*Data shown*
########
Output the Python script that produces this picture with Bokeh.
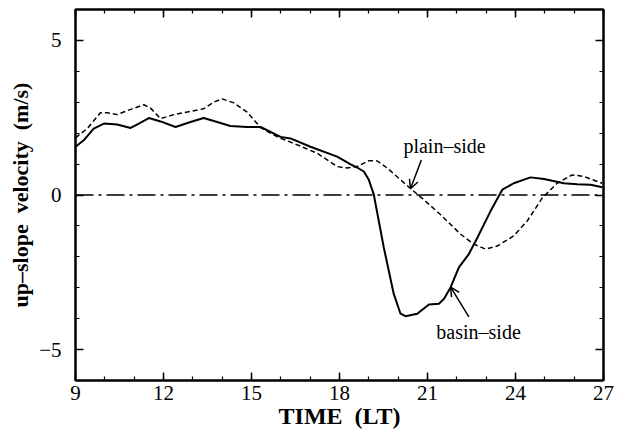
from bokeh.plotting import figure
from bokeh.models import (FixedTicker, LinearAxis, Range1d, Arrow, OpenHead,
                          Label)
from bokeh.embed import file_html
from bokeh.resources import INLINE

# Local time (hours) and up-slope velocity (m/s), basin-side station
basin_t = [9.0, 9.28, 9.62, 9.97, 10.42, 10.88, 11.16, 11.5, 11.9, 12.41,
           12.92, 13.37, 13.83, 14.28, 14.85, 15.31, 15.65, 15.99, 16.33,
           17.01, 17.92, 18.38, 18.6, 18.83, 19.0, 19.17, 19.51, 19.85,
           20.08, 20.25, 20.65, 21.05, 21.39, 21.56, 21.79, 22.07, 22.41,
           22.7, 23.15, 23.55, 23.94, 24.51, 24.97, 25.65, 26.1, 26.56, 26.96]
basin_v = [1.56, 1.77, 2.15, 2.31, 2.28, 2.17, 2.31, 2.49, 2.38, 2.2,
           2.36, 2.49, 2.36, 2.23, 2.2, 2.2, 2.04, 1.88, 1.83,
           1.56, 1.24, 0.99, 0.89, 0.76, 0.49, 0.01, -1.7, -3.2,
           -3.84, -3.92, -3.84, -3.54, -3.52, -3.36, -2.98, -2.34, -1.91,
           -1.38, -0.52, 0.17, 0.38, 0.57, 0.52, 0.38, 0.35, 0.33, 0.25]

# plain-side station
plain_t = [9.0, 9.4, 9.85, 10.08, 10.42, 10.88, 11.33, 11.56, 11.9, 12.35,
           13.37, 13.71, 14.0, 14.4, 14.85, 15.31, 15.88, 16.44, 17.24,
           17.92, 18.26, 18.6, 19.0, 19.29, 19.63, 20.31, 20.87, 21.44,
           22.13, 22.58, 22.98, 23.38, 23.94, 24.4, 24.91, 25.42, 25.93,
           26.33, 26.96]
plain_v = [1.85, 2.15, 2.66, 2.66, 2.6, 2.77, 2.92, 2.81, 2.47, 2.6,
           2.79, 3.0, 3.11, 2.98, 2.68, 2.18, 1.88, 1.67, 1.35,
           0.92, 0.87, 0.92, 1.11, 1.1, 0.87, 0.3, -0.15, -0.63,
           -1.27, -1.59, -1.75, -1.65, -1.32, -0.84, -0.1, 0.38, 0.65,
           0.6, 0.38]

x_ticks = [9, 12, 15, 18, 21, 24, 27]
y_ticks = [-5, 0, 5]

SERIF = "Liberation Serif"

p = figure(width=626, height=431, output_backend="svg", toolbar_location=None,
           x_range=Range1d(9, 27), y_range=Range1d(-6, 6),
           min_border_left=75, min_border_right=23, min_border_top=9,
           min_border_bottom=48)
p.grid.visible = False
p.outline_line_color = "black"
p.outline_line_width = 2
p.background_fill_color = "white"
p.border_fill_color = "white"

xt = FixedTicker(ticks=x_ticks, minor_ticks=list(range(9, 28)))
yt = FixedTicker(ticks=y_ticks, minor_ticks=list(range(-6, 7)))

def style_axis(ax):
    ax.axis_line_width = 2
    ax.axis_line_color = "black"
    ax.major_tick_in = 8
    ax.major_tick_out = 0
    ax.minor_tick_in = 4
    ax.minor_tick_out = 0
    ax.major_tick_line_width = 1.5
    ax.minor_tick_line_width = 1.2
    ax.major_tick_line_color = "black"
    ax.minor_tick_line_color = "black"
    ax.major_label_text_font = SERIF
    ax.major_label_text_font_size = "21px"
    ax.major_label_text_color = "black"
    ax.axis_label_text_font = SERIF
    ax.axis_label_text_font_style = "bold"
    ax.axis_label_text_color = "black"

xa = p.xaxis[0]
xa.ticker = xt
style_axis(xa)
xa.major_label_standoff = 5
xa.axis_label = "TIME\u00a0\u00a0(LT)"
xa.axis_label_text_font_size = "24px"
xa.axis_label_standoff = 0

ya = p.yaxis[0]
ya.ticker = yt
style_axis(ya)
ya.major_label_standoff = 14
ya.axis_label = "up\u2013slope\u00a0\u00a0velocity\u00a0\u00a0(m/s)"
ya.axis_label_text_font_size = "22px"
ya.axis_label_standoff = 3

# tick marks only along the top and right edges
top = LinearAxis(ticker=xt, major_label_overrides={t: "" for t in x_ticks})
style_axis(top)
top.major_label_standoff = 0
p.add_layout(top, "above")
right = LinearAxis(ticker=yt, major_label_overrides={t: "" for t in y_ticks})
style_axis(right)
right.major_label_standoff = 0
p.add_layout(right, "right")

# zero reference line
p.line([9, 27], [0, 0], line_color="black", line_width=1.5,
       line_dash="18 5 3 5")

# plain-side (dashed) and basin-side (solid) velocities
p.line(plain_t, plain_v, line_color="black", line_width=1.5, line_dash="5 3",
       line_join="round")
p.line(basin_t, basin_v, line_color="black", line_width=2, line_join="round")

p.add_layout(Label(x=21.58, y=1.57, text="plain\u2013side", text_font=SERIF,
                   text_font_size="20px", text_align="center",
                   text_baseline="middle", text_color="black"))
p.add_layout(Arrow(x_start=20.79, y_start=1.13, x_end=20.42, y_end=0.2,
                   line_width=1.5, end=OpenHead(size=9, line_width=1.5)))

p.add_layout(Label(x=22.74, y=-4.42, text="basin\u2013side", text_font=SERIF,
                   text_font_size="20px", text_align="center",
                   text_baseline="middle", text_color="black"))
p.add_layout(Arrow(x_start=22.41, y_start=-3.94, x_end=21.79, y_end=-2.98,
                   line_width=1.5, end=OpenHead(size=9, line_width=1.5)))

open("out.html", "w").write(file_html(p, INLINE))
########
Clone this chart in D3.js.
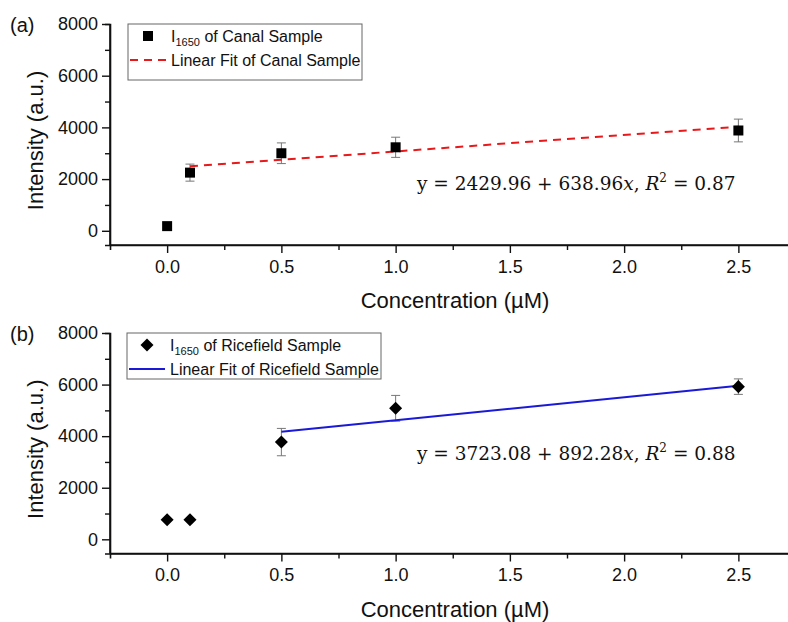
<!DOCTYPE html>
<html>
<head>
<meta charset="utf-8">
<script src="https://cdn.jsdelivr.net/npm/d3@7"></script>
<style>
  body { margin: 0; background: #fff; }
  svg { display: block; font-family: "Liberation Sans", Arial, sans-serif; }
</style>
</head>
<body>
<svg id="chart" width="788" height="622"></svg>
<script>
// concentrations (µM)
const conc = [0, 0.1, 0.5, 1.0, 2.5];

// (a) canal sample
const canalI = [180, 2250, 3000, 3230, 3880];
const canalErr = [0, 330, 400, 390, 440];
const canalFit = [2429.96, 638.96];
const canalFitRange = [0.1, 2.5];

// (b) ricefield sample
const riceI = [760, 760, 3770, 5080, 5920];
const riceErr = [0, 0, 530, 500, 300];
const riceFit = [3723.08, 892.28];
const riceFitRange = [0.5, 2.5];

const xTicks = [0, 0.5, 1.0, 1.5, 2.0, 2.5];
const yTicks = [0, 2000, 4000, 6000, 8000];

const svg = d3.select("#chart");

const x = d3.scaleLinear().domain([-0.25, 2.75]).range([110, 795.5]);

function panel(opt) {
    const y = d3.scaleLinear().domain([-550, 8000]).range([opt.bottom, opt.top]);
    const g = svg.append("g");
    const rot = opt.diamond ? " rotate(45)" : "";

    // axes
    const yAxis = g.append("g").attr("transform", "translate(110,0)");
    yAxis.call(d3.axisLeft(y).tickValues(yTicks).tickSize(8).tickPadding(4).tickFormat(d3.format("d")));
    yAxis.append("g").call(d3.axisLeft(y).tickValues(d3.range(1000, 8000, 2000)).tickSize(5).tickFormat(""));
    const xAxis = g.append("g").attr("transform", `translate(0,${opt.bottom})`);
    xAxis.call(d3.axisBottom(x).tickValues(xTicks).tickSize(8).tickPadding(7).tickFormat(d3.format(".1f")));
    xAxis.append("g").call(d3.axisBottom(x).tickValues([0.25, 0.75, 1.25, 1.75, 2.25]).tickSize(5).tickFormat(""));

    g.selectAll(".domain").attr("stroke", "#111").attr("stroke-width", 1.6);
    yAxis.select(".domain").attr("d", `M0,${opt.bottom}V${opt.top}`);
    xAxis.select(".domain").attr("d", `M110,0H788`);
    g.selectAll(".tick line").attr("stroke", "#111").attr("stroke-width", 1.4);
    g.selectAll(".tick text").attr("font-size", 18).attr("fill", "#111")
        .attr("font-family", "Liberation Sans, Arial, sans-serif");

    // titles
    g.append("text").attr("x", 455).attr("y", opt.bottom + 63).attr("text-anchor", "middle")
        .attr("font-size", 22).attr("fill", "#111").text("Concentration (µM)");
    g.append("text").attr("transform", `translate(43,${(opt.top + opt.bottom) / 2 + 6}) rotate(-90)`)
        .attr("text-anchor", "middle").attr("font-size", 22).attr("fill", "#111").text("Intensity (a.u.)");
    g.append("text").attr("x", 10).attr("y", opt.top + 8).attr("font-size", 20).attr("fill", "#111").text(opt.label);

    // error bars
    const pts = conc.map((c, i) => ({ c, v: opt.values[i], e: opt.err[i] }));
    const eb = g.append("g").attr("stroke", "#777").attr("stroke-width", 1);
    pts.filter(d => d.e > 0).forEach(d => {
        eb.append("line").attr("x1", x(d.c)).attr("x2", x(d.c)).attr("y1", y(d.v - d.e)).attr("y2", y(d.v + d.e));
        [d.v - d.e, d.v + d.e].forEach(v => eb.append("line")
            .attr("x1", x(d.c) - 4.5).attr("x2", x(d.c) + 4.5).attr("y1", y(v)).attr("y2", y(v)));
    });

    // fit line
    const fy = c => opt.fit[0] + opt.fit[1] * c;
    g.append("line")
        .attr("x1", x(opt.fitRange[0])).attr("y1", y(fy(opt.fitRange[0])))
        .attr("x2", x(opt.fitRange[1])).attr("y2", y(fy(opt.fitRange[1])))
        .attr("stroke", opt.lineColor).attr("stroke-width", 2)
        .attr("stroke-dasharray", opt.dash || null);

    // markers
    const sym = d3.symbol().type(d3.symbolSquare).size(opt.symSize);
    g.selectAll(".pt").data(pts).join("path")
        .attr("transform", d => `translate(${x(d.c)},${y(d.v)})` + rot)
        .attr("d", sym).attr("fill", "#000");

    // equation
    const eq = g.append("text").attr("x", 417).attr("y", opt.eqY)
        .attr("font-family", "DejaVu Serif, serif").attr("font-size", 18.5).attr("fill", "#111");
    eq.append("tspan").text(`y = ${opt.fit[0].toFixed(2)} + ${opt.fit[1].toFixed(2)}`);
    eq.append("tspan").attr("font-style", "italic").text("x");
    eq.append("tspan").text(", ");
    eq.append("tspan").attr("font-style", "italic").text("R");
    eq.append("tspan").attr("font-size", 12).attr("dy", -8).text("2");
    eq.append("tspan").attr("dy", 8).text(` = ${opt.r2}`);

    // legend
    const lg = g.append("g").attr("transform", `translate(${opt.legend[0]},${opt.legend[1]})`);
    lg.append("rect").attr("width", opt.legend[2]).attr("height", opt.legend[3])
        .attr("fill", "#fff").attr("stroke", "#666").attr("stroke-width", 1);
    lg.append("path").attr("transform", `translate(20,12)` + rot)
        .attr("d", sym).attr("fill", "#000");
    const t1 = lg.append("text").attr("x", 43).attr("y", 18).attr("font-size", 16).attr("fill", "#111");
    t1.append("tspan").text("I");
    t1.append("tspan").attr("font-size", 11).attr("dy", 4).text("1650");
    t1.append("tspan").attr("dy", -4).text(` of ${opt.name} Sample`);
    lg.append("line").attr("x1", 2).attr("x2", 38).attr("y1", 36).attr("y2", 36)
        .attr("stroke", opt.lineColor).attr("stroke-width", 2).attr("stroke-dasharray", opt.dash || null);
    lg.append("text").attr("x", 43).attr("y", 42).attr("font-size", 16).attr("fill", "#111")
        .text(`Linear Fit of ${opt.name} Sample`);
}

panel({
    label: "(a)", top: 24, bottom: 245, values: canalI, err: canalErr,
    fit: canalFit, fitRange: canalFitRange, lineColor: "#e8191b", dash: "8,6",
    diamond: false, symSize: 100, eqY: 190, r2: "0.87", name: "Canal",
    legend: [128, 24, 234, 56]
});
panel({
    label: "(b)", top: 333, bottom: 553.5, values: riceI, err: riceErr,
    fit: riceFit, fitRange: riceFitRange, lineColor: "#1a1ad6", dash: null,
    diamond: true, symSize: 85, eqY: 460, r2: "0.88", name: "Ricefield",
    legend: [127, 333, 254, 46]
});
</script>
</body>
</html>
########
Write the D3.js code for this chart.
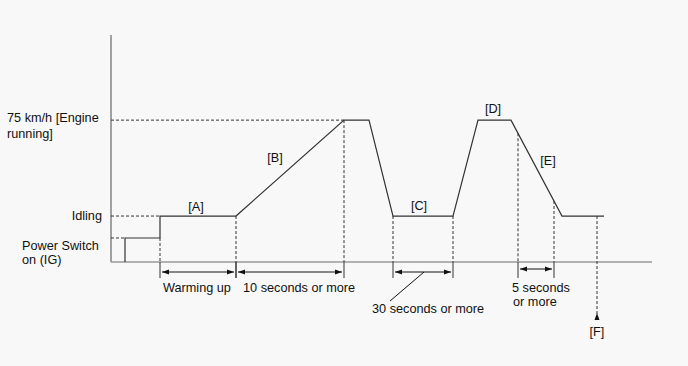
########
*What needs to be done*
Only the stretch from the line with "Output the Python" through the line with "from bokeh.resources import INLINE" should be copied, exactly and with both ends. Drop the pictures.

*Correct output*
Output the Python script that produces this picture with Bokeh.
from bokeh.plotting import figure
from bokeh.models import (FixedTicker, LinearAxis, Range1d, Arrow, OpenHead,
                          Label)
from bokeh.embed import file_html
from bokeh.resources import INLINE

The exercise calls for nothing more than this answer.